T. Albert (Gast) - 29. Jan, 20:41

Aber könnte das von Bedeutung sein, ob die "schlechte Gewissen" hatten? Ich glaub`sowieso eher, dass die einfach ihre miese Haut retten wollten.Funktionelle Gewissen. - Heinsohns Argument finde ich unterkomplex und sprachlich merkwürdig: "Diese Analyse erstellte Hitler ohne persönlichen Hass auf Juden, er war frei von „Radau-Antisemitismus“."- Soso. Doch eine Art Idealist. Wer war denn "Radau-Antisemit?"

MMarheinecke - 29. Jan, 21:13

Unterkomplex ist typisch Heinsohn

Monokausale "Patenterklärungen" ziehen sich quer durch die populären Werke dieses Sozialwissenschaftlers. Egal, ob es um die Hexenverfolgung, zur Entstehung des Monotheismus oder des Terrorismus geht. Die "einfachen" Erklärungen schränken den Wert seiner Erkennisse stark ein, macht ihn andererseits talkshowtauglilch.

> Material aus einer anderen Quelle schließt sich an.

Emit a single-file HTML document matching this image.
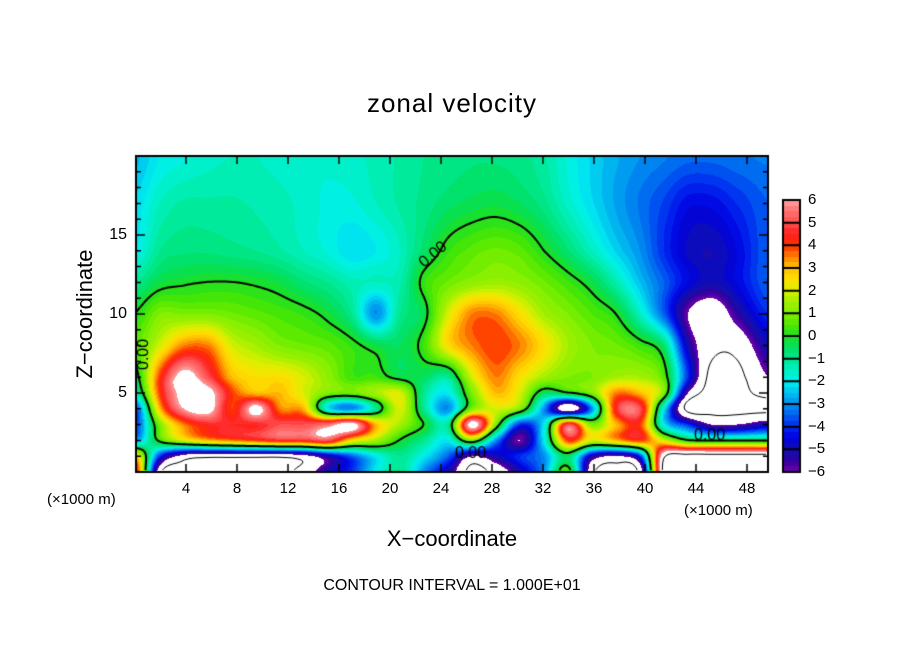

"Radau-Antisemit" ist es Ausdruck Maars, der sich als "aufgeklärter", "wissenschaftlicher" Antisemit sah, mit der sich vom gefühlsmäßig begründeten, auf leicht durchschaubare Klischees und Vorurteile zugrückgreifenden und oft spontan und unüberlegt gewältätigen "Vulgärantisemitismus" abgrenzte.
Hitler sah sich ähnlich wie Maar als aufgeklärter und kühler Analytiker des "Weltjudentums", er hielt sich wohl wirklich für einen poliltischen Denker einzigartigen Ranges. Als pragmatischer Machtmensch fand er aber "bohnenstrohdumme" Raudau-Antisemiten nützlich - solange er sie unter seiner Kontrolle hatte. Julius Streicher wurde insgeheim von Hitler (und mehr noch von Goebbels) ob seiner vulgären Art und der Primitivität seiner Haßpropaganda verachtetet, der "Stürmer"-Herausgeber war aber unentbehrlich, um die "Radau-Antisemiten", die "Straße" für die "Drecksarbeit" der direkten Gewaltanwendung gegen Juden zu mobilisieren.

Zu den NS-Tätern, die wie Speer ihre miese Haut retteten: Menschen ohne Gewissen sind definitionsgemäß Soziophathen, also in gewisser Hinsicht psychisch krank. Das paßt eventuell zum gefühlskalten und zur Einfühlung in andere Menschen unfähigen Eichmann, aber z. B. zu Speer paßt es einfach nicht (zu Hitler zum Teil, aber er war wahrscheinlich nicht der Mann ohne Skrupel, als der er sich gerne hinstellte). Speer belog nicht "nur" andere, er belog sich meines Erachtens auch selbst.